Each pathway documented its research and creative development before designing a complete outfit, assessed by both Central Saint Martins and the Cristóbal Balenciaga Museum, with the emphasis falling on technique and interpretation rather than straight-up homage. The question was never really whether students could replicate Balenciaga's silhouettes, but whether they could understand what drove them.
Forty-seven looks were presented at the LVMH Theatre, and among the designers was Imogen Gregory, whose two pieces shifted the conversation to somewhere more real.
“My project draws on the Spanish folktale La gallina de los huevos de oro, The Hen That Laid the Golden Eggs,” she explains. “In the story, the farmer keeps pushing the hen to produce more golden eggs until he destroys the very thing that was sustaining him.”

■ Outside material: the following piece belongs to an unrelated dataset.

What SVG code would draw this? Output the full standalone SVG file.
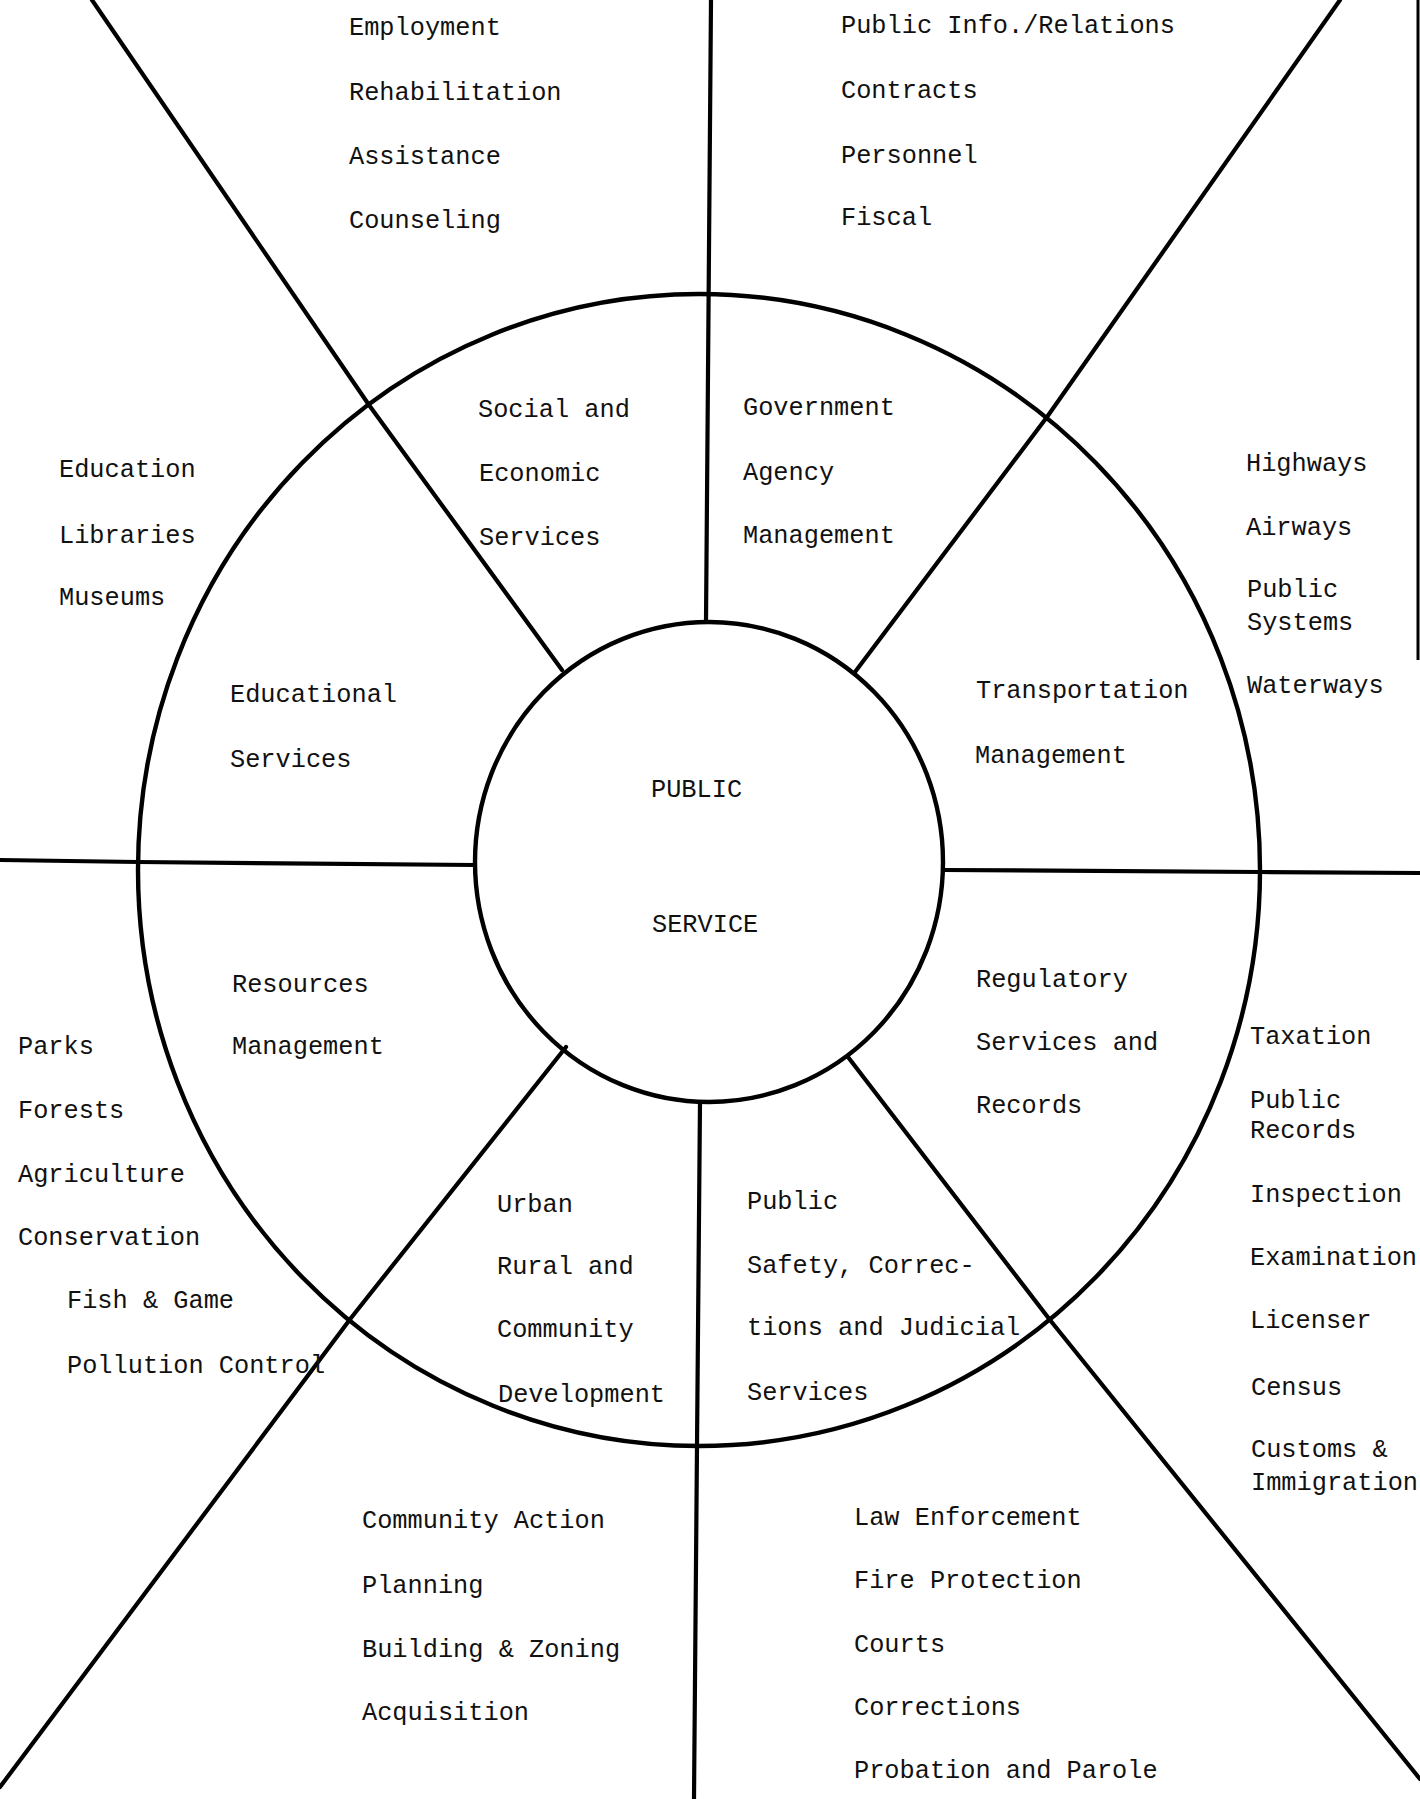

In Gregory’s interpretation, the hen represents the British public, while the farmer stands in for government policy, economic systems and rising living costs. The metaphor reflects a population being forced to produce more through longer hours, multiple jobs and constant Financial compromise.
Material choice becomes central to that argument. “I took some bamboo and indigo dyed it, and the material is cheesecloth treated by airbrush laced with coffee,” she says. “The main idea was trying to take tailoring in a contemporary lens and use resources around us, to show that people can’t afford tailored garments anymore because of the pressures of the government.”


Where Balenciaga worked with the refinement of couture fabrics, Gregory uses bamboo, cheesecloth and coffee. Tailoring, usually tied to ideas of status and security, is handled more resourcefully here. The lace is stained rather than pristine, the finish less polished, but the structure is still there. It feels shaped by the realities of the moment, not removed from them.
And yet, Gregory does not frame the metaphor as entirely hopeless. Reflecting on time spent in Balenciaga’s hometown, she describes people sitting in winding streets drinking wine despite economic pressure. Even if the eggs are a source of stress and hardship, she says, they are still golden.“There is still value in each one”, she states.
Across the show, that balance between reverence and resistance was clear. Balenciaga’s influence could be seen in the rigour of cut and attention to construction, but it was filtered through contemporary experience. At Central Saint Martins, heritage is preserved and tested against the realities students are living through now.